Data segment =
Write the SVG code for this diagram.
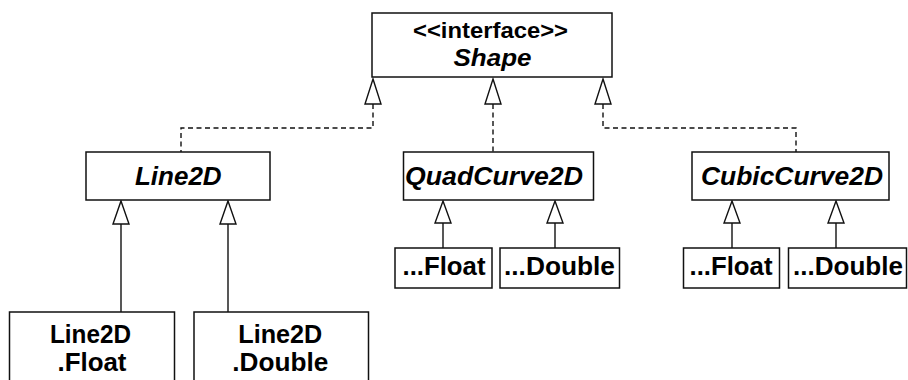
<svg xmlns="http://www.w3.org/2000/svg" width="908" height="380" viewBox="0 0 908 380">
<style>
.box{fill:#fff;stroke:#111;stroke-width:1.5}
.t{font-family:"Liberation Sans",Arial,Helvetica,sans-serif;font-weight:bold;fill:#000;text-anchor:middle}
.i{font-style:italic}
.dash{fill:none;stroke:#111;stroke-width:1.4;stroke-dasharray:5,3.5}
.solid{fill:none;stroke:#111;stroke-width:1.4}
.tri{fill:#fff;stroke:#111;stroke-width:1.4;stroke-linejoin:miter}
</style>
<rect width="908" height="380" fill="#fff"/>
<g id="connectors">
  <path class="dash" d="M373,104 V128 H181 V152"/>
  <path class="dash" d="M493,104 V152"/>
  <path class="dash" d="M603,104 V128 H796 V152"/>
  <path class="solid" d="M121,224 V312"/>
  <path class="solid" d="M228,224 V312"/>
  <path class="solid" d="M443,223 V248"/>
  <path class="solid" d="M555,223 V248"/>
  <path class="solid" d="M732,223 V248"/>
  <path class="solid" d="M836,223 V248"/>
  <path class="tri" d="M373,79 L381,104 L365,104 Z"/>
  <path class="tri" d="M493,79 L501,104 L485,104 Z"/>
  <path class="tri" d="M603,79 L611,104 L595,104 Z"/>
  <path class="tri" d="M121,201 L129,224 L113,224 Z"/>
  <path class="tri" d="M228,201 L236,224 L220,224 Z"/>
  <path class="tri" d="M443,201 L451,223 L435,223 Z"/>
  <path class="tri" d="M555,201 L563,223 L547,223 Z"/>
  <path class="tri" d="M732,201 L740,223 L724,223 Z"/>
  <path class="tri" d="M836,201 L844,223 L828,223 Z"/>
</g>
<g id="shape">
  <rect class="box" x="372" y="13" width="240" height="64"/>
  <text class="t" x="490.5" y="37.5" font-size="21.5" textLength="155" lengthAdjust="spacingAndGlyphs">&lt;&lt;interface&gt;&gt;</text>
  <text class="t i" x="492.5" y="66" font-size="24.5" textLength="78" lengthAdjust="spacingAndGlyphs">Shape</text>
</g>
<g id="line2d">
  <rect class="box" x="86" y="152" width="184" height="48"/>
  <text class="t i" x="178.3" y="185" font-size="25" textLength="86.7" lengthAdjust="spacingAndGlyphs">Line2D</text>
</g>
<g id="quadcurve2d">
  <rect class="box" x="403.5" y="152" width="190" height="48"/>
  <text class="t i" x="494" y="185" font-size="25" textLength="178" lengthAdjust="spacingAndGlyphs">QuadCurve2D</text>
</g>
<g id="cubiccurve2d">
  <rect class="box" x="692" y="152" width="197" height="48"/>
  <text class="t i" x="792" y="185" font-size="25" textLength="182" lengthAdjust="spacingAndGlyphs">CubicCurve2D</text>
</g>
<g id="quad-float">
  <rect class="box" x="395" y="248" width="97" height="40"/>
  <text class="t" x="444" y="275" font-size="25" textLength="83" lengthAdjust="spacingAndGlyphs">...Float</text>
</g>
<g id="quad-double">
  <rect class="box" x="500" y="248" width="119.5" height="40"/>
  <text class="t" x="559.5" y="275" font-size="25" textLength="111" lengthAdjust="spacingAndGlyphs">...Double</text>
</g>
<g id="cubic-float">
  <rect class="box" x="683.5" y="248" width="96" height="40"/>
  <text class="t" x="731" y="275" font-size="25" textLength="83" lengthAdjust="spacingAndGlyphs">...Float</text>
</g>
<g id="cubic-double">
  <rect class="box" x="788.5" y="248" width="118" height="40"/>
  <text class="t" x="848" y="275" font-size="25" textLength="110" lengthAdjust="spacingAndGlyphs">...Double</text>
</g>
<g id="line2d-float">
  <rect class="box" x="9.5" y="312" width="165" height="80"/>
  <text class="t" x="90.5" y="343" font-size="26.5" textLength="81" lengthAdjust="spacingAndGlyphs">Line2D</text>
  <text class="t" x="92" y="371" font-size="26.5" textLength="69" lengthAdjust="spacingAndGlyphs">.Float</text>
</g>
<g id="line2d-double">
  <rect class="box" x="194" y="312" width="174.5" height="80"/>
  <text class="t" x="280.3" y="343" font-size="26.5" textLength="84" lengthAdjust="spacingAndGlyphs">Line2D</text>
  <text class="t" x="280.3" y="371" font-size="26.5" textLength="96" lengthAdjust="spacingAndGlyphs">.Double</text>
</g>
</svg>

Exercise brief = Without the images, write out each line of the data verbatim.

Solved problem =
Write the SVG code for this diagram.
<svg xmlns="http://www.w3.org/2000/svg" width="908" height="380" viewBox="0 0 908 380">
<style>
.box{fill:#fff;stroke:#111;stroke-width:1.5}
.t{font-family:"Liberation Sans",Arial,Helvetica,sans-serif;font-weight:bold;fill:#000;text-anchor:middle}
.i{font-style:italic}
.dash{fill:none;stroke:#111;stroke-width:1.4;stroke-dasharray:5,3.5}
.solid{fill:none;stroke:#111;stroke-width:1.4}
.tri{fill:#fff;stroke:#111;stroke-width:1.4;stroke-linejoin:miter}
</style>
<rect width="908" height="380" fill="#fff"/>
<g id="connectors">
  <path class="dash" d="M373,104 V128 H181 V152"/>
  <path class="dash" d="M493,104 V152"/>
  <path class="dash" d="M603,104 V128 H796 V152"/>
  <path class="solid" d="M121,224 V312"/>
  <path class="solid" d="M228,224 V312"/>
  <path class="solid" d="M443,223 V248"/>
  <path class="solid" d="M555,223 V248"/>
  <path class="solid" d="M732,223 V248"/>
  <path class="solid" d="M836,223 V248"/>
  <path class="tri" d="M373,79 L381,104 L365,104 Z"/>
  <path class="tri" d="M493,79 L501,104 L485,104 Z"/>
  <path class="tri" d="M603,79 L611,104 L595,104 Z"/>
  <path class="tri" d="M121,201 L129,224 L113,224 Z"/>
  <path class="tri" d="M228,201 L236,224 L220,224 Z"/>
  <path class="tri" d="M443,201 L451,223 L435,223 Z"/>
  <path class="tri" d="M555,201 L563,223 L547,223 Z"/>
  <path class="tri" d="M732,201 L740,223 L724,223 Z"/>
  <path class="tri" d="M836,201 L844,223 L828,223 Z"/>
</g>
<g id="shape">
  <rect class="box" x="372" y="13" width="240" height="64"/>
  <text class="t" x="490.5" y="37.5" font-size="21.5" textLength="155" lengthAdjust="spacingAndGlyphs">&lt;&lt;interface&gt;&gt;</text>
  <text class="t i" x="492.5" y="66" font-size="24.5" textLength="78" lengthAdjust="spacingAndGlyphs">Shape</text>
</g>
<g id="line2d">
  <rect class="box" x="86" y="152" width="184" height="48"/>
  <text class="t i" x="178.3" y="185" font-size="25" textLength="86.7" lengthAdjust="spacingAndGlyphs">Line2D</text>
</g>
<g id="quadcurve2d">
  <rect class="box" x="403.5" y="152" width="190" height="48"/>
  <text class="t i" x="494" y="185" font-size="25" textLength="178" lengthAdjust="spacingAndGlyphs">QuadCurve2D</text>
</g>
<g id="cubiccurve2d">
  <rect class="box" x="692" y="152" width="197" height="48"/>
  <text class="t i" x="792" y="185" font-size="25" textLength="182" lengthAdjust="spacingAndGlyphs">CubicCurve2D</text>
</g>
<g id="quad-float">
  <rect class="box" x="395" y="248" width="97" height="40"/>
  <text class="t" x="444" y="275" font-size="25" textLength="83" lengthAdjust="spacingAndGlyphs">...Float</text>
</g>
<g id="quad-double">
  <rect class="box" x="500" y="248" width="119.5" height="40"/>
  <text class="t" x="559.5" y="275" font-size="25" textLength="111" lengthAdjust="spacingAndGlyphs">...Double</text>
</g>
<g id="cubic-float">
  <rect class="box" x="683.5" y="248" width="96" height="40"/>
  <text class="t" x="731" y="275" font-size="25" textLength="83" lengthAdjust="spacingAndGlyphs">...Float</text>
</g>
<g id="cubic-double">
  <rect class="box" x="788.5" y="248" width="118" height="40"/>
  <text class="t" x="848" y="275" font-size="25" textLength="110" lengthAdjust="spacingAndGlyphs">...Double</text>
</g>
<g id="line2d-float">
  <rect class="box" x="9.5" y="312" width="165" height="80"/>
  <text class="t" x="90.5" y="343" font-size="26.5" textLength="81" lengthAdjust="spacingAndGlyphs">Line2D</text>
  <text class="t" x="92" y="371" font-size="26.5" textLength="69" lengthAdjust="spacingAndGlyphs">.Float</text>
</g>
<g id="line2d-double">
  <rect class="box" x="194" y="312" width="174.5" height="80"/>
  <text class="t" x="280.3" y="343" font-size="26.5" textLength="84" lengthAdjust="spacingAndGlyphs">Line2D</text>
  <text class="t" x="280.3" y="371" font-size="26.5" textLength="96" lengthAdjust="spacingAndGlyphs">.Double</text>
</g>
</svg>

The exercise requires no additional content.